Der Schaden, den McCarthy anrichtete, war dennoch enorm, oft willkürlich beschuldigte er Hochschullehrer, Außenamtsmitarbeiter und später auch die Armee und den Geheimdienst CIA von Kommunisten unterwandert zu sein. Ob allerdings die CIA aktiv McCarthy Demontage betrieb, wie Hachmeister andeutet, lässt sich nicht endgültig sagen. Ohnehin beschränkt sich der Film auf Andeutungen, lässt Kommentatoren vom rechten wie vom linken politischen Spektrum zu Worte kommen, die dem Rätsel McCarthy jedoch auch nur bedingt nahe kommen. In zahlreichen nachgestellten Szenen versucht Hachmeister zwar die private Seite McCarthys zu zeigen, Position zu beziehen wagt er allerdings nicht. Zu unangenehm wirkt McCarthy, zu engstirnig in seinen Ansichten, dass man ihn sich bloß als missverstandenen Opportunisten vorstellen will. Und das, obwohl er mit vielen seiner Anschuldigungen recht hatte, wie sich mit der Öffnung sowjetischer Archive zeigte. Doch diesem Ansatz geht Hachmeister bedauerlicherweise nicht nach, ebenso wenig der Frage, warum McCarthy in den Jahren nach seinem frühen Tod 1957 zu so einer einseitig beschriebenen Figur wurde. So bleibt „The Real American – Joe McCarthy” abseits der fragwürdigen nachgestellten Szenen zwar ein informativer Dokumentarfilm, der dem bekannten Material über McCarthy allerdings wenig hinzuzufügen weiß.

Michael Meyns

Joe McCarthy. Nach ihm ist eine ganze Ära benannt, das Jahrzehnt etwa von 1950 bis 1960, die Zeit, in der der Kalte Krieg blühte, in der insbesondere in den USA eine gewisse politische Hysterie herrschte, in der Senator McCarthy sich verpflichtet sah, „Kommunisten“ zu jagen.

Er stammte aus dem ländlichen Wisconsin, war ehrgeizig und nicht ohne Intelligenz oder Eloquenz. Er wollte sich in den Vordergrund spielen, Aufmerksamkeit erzeugen. Und es gelang ihm mit seiner populistischen Kommunistenmasche.

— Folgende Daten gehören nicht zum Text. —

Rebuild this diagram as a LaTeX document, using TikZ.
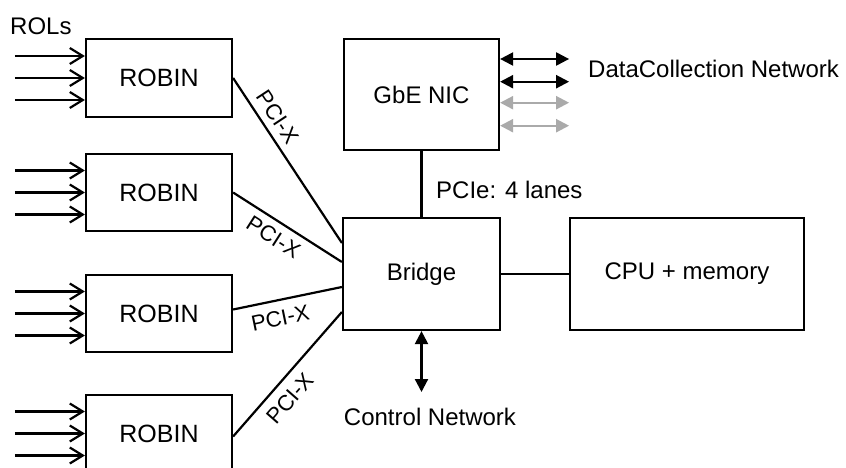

Natürlich gab es zu jener Zeit im kapitalistischen Amerika auch Menschen, die soziale Veränderungen wollten, die links dachten, die sogar eine gewisse Sympathie für den Kommunismus aufbrachten.

Aber McCarthy ging viel zu weit. Er bauschte auf, wollte in dem Ausschuss für antiamerikanische Umtriebe glänzen, verdächtigte Hunderte, sah das State Department und die CIA unterwandert, freute sich, wenn Spione entlarvt wurden. Er, von einem superintelligenten jungen Assistenten unterstützt, muss neben seinem ständigen Alkoholkonsum an Paranoia gelitten haben. Längere Zeit hatte er Erfolg, weil er ein gewiefter Taktiker war.

Er vernichtete Existenzen - die berühmten „Hollywood Ten“ (darunter berühmte Schauspieler und andere Künstler) sind nur ein Beispiel von mehreren.

Allmählich wurde dann doch allen klar – auch dem Weißen Haus, dem Außenministerium und dem Pentagon -, dass er immer wieder und in grober Weise übertrieb und eine Wortwahl handhabte, die nur als unseriös bezeichnet werden konnte. Seine Zeit ging zu Ende. Er starb denn auch bald, nicht zuletzt, weil er ein derart übermäßiger Trinker war.

Regisseur Lutz Hachmeister hat in jahrelanger Arbeit den Fall analysiert, viele zum Teil bisher unbekannte Dokumente in seinen Film eingeflochten, ihn mit von John Sessions als McCarthy gut dargestellten Spielszenen ergänzt und letztlich einen ebenso informativen wie anregenden Doku-Spielfilm zustrande gebracht.

Wer historisch und politisch interessiert ist, ist hier goldrichtig.